- Born: Elisabeth Hermine Abegg December 7, 1901 Switzerland
- Died: July 13, 1974 (aged 72)
- Occupations: Journalist and author
- Writing career
- Period: 1930s - 1970s
- Genre: Nonfiction
- Subjects: East Asia and the Middle East

= Lily Abegg =

Swiss journalist (1901–1974)

Elisabeth Hermine Abegg (7 December 1901 – 13 July 1974), known as Lily Abegg, was a Swiss journalist who reported on East Asian affairs for several European newspapers from the late 1930s through the mid-1960s and authored multiple books and journal articles from the 1940s through the early 1970s. Her work focused on the political climate of the Middle East and what was then described as the Far East region.

==Formative years==
Abegg grew up in Yokohama, Japan, where her father Hans Abegg, traded in silk. Following her formative years, which were spent in Japan between 1902 and 1916, she studied political science in Geneva, Hamburg and Heidelberg, graduating with a doctorate.

==Career==
Abegg undertook her first trip as a journalist in 1934, during which time she traveled to Japan, where she reported on the cultural and political climate there.

From 1934 to 1940, she was the East Asia correspondent of the Frankfurter Zeitung in Tokyo. In 1939, she reported from China about the Second Sino-Japanese War.

After returning to Switzerland, she wrote for the Weltwoche, reporting from the Middle East and South East Asia, but returned to her post as FAZ East Asia correspondent from 1954 to 1964. After she returned to Switzerland again in 1964, she served as Asia advisor to the FAZ.

===1945 arrest===
Abegg, who had been placed on a list of suspected war criminals by United States Army General Douglas MacArthur, was arrested by American troops in September 1945 and imprisoned in Sugamo Prison, following the defeat of Japan and the end of World War II. Accused of making anti-American and anti-British propaganda broadcasts that were supportive of Germany and Japan, she was also accused of writing English language scripts for Tokyo Rose and was alleged to have published propaganda under the alias, Sybille Abe. Abegg denied those allegations during subsequent interviews with news reporters.

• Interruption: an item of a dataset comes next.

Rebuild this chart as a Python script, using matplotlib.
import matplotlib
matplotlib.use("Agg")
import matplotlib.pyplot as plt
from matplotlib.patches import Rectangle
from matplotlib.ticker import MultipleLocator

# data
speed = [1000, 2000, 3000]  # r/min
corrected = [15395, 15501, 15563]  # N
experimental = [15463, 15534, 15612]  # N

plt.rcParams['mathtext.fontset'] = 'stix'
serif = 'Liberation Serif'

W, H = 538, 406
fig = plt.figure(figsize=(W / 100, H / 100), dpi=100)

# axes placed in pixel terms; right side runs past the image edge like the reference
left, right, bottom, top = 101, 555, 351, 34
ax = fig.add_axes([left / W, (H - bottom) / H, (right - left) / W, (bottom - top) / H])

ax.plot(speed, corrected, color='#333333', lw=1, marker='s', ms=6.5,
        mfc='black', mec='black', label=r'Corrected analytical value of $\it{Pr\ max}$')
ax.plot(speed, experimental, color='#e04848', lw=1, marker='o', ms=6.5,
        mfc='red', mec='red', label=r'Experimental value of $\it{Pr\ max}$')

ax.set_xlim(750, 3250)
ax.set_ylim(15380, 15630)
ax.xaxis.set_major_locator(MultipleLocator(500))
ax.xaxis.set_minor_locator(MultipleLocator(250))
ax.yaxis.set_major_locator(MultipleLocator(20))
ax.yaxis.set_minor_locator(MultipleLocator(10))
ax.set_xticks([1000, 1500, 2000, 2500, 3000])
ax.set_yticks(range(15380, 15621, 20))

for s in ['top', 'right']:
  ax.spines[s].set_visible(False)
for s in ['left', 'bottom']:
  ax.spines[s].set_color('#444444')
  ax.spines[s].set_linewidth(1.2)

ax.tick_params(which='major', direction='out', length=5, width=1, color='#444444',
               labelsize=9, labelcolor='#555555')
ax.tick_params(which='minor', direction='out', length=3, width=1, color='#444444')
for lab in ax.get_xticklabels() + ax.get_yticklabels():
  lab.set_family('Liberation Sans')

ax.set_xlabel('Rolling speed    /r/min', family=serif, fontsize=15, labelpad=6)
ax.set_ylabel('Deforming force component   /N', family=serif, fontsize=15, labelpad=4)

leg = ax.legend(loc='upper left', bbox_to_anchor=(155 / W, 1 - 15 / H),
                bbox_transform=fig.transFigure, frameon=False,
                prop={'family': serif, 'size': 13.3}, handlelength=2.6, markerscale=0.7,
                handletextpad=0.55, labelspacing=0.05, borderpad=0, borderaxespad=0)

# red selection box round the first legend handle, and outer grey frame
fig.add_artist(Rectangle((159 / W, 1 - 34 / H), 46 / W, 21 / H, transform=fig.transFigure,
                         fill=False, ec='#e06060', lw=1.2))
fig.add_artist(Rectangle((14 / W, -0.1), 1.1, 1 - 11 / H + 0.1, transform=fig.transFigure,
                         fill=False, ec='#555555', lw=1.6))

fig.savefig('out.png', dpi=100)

She was released from prison on January 24, 1946, due to "insufficient evidence," according to a new release that was issued by MacArthur's headquarters. She subsequently returned home to Switzerland.

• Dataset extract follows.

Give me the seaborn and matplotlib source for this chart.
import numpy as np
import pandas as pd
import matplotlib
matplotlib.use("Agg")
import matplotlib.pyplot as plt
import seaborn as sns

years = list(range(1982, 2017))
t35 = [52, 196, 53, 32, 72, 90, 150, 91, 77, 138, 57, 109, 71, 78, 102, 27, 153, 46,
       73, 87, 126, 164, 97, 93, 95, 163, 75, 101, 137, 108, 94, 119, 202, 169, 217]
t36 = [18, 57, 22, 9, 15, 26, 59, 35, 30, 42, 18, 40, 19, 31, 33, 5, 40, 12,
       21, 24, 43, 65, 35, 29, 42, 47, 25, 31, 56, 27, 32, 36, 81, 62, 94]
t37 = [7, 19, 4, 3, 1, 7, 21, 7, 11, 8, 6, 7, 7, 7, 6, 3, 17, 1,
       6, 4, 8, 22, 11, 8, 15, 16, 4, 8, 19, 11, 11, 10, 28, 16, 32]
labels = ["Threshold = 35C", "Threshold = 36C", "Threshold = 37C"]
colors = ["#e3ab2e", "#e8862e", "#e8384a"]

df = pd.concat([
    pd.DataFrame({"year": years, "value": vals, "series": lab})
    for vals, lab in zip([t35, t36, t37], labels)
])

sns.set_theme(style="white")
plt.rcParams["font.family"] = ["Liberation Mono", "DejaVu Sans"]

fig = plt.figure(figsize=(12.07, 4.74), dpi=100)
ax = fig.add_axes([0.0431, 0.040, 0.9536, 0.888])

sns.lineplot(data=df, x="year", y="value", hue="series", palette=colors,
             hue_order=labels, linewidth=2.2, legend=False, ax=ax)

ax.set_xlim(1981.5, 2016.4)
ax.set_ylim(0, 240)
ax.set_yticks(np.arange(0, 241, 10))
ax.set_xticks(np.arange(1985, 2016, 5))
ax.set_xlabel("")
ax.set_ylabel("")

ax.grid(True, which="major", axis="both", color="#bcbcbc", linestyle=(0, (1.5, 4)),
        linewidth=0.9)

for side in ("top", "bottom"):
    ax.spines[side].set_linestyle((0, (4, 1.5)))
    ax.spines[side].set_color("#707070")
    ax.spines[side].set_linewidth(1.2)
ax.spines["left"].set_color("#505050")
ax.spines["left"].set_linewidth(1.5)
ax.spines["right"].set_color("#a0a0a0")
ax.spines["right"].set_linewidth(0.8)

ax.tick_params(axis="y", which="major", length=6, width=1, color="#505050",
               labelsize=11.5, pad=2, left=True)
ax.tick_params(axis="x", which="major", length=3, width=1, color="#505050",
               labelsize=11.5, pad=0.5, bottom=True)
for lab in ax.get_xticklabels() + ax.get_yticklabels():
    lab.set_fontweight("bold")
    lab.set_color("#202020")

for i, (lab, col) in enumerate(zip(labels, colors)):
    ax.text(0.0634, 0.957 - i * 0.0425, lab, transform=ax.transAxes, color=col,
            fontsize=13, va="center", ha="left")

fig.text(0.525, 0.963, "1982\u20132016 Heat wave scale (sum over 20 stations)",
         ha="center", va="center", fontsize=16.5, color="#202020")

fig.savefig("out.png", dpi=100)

===Written works (abridged list)===
Abegg researched and wrote multiple journal articles and books during her lifetime. An abridged list includes the following:

- Abegg, Lily. China's Erneuerung. Der Raum als Waffe. Frankfurt, Germany: Societäts-Verlag, 1940.
- Abegg, Lily. Yamato; la mission du peuple japonais. Paris, France: Arthème Fayard, 1942.
- Abegg, Lily. Neue Herren in Mittelost. Arabische Politik heute. Stuttgart, Germany: Deutsche Verlags-Anstalt Stuttgart, 1954.
- Abegg, Lily. "Japan Reconsiders," in Foreign Affairs, April 1, 1955.
- Abegg, Lily. Im Neuen China. Berlin, Germany: Atlantis Verlag, 1957.
- Abegg, Lily. De L'Empire du Milieu a Mao Tse-Toung. Lucerne, Switzerland: Rencontre, 1966.
- Abegg, Lily. Japan's Traum vom Musterland. Der neue Nipponismus. K. Desch, 1973.ISBN 9783420046759.

==Death==
Abegg died on July 13, 1974.

==Legacy==
With her several books about the society and politics of China and Japan, as well as her articles, Abegg helped to broaden popular knowledge about these countries in the German-speaking world.